Dini ya Roho Mafuta Pole Africa faithful commemorate 73rd Kolowa massacre anniversary
Thousands of Dini ya Roho Mafuta Pole Africa faithful gathered in Kolowa, Baringo County on Monday to commemorate the 73rd anniversary of the Kolowa Massacre. A monument in memory of those who were killed was constructed at Kolowa.
Arranged in rows, church leaders in white gowns with blue stripes and choir members clad in different uniforms of green, white, and yellow sang and danced to beautiful songs.
At 2 pm sharp, the church followers thronged the tomb of Lucas Pkiech, signifying the time the war started. Led by their church leader, Apostle Arist Kapel, the congregants surrounded the pillar of the tomb. As Aristi held a horn of a cow, he sprinkled holy blessed water around the tomb, and they clapped. The followers knelt down and prayed and blessed those who were killed.

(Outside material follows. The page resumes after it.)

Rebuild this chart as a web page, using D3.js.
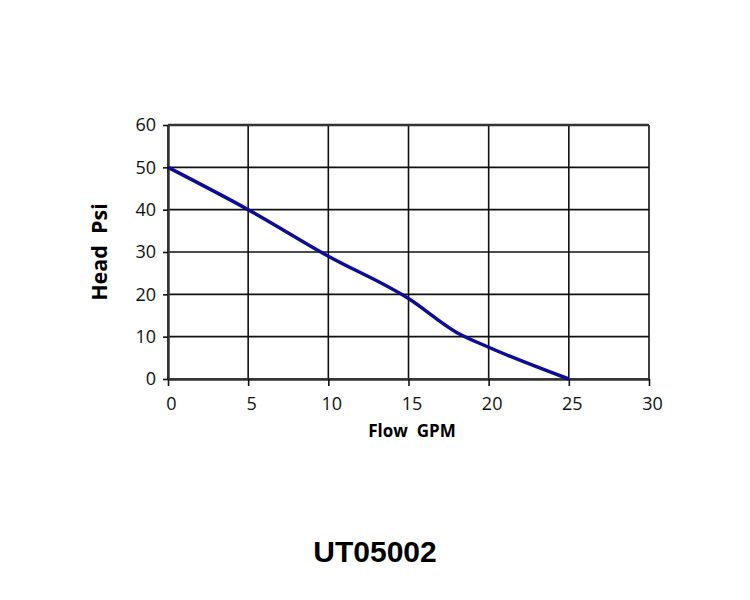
<!DOCTYPE html>
<html>
<head>
<meta charset="utf-8">
<script src="https://cdn.jsdelivr.net/npm/d3@7"></script>
<style>
  body { margin: 0; background: #fff; }
  .grid line { stroke: #111; stroke-width: 1.6; }
</style>
</head>
<body>
<svg id="chart" width="750" height="600"></svg>
<script>
const flow = [0, 5, 10, 15, 18, 20, 25];
const head = [50, 40, 29, 19, 11, 7.5, 0];
const xTicks = [0, 5, 10, 15, 20, 25, 30];
const yTicks = [0, 10, 20, 30, 40, 50, 60];

const margin = { top: 125, left: 168 };
const width = 481;
const height = 254;

const svg = d3.select('#chart');
const g = svg.append('g')
    .attr('transform', `translate(${margin.left}, ${margin.top})`);

const x = d3.scaleLinear().domain([0, 30]).range([0, width]);
const y = d3.scaleLinear().domain([0, 60]).range([height, 0]);

// grid
g.append('g')
    .attr('class', 'grid')
    .selectAll('line.h')
    .data(yTicks)
  .enter().append('line')
    .attr('x1', 0).attr('x2', width)
    .attr('y1', d => y(d)).attr('y2', d => y(d));

g.append('g')
    .attr('class', 'grid')
    .selectAll('line.v')
    .data(xTicks)
  .enter().append('line')
    .attr('x1', d => x(d)).attr('x2', d => x(d))
    .attr('y1', 0).attr('y2', height);

// axes
const xAxis = g.append('g')
    .attr('transform', `translate(0, ${height})`)
    .call(d3.axisBottom(x).tickValues(xTicks).tickSizeInner(7).tickSizeOuter(0).tickPadding(11));
const yAxis = g.append('g')
    .call(d3.axisLeft(y).tickValues(yTicks).tickSizeInner(5).tickSizeOuter(0).tickPadding(7));
[xAxis, yAxis].forEach(a => {
  a.attr('font-family', "'Open Sans', sans-serif").attr('font-size', 18);
  a.select('.domain').attr('stroke', '#333').attr('stroke-width', 2.5);
  a.selectAll('.tick line').attr('stroke', '#111').attr('stroke-width', 1.6);
  a.selectAll('.tick text').attr('fill', '#111');
});
xAxis.selectAll('.tick text').attr('dx', 3);
g.append('line')
    .attr('x1', 0).attr('x2', width).attr('y1', 0).attr('y2', 0)
    .attr('stroke', '#333').attr('stroke-width', 2.5);

// curve
const pts = flow.map((f, i) => ({ f, h: head[i] }));
g.append('path')
    .datum(pts)
    .attr('fill', 'none')
    .attr('stroke', '#0c0c96')
    .attr('stroke-width', 3.5)
    .attr('d', d3.line().x(d => x(d.f)).y(d => y(d.h)).curve(d3.curveMonotoneX));

// axis titles
svg.append('text')
    .attr('x', 412).attr('y', 437)
    .attr('text-anchor', 'middle')
    .style('font-family', "'Open Sans', sans-serif")
    .style('font-weight', 'bold')
    .style('font-size', '17px')
    .attr('xml:space', 'preserve')
    .text('Flow  GPM');

svg.append('text')
    .attr('transform', 'translate(107, 252) rotate(-90)')
    .attr('text-anchor', 'middle')
    .style('font-family', "'Open Sans', sans-serif")
    .style('font-weight', 'bold')
    .style('font-size', '21.5px')
    .attr('xml:space', 'preserve')
    .text('Head  Psi');

svg.append('text')
    .attr('x', 375).attr('y', 562)
    .attr('text-anchor', 'middle')
    .style('font-family', "'Liberation Sans', Arial, sans-serif")
    .style('font-weight', 'bold')
    .style('font-size', '30px')
    .text('UT05002');
</script>
</body>
</html>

On April 24, 1950, Lucas Pkech and more than 500 other believers of Mafuta Pole lost their lives at Kolowo, where they had congregated to preach the word of God, only to be killed by the colonial government who thought they were making war. Religious leader Lucas Pkech from West Pokot County led over 1,000 congregants from the two counties who were mistaken by the colonialists as their opponents.
Apostle Aristi Kapel says a fight broke out that resulted in great loss of innocent lives in the process of defending themselves with spears against the government who had guns. Four government officers, including the district officers, lost their lives.
According to the General Secretary of the Church, Apostle Raisti Meskina Julius, the colonial government followed them with two lorries of government police from Nginyang and found them at Kolowo, where they were resting and taking meals.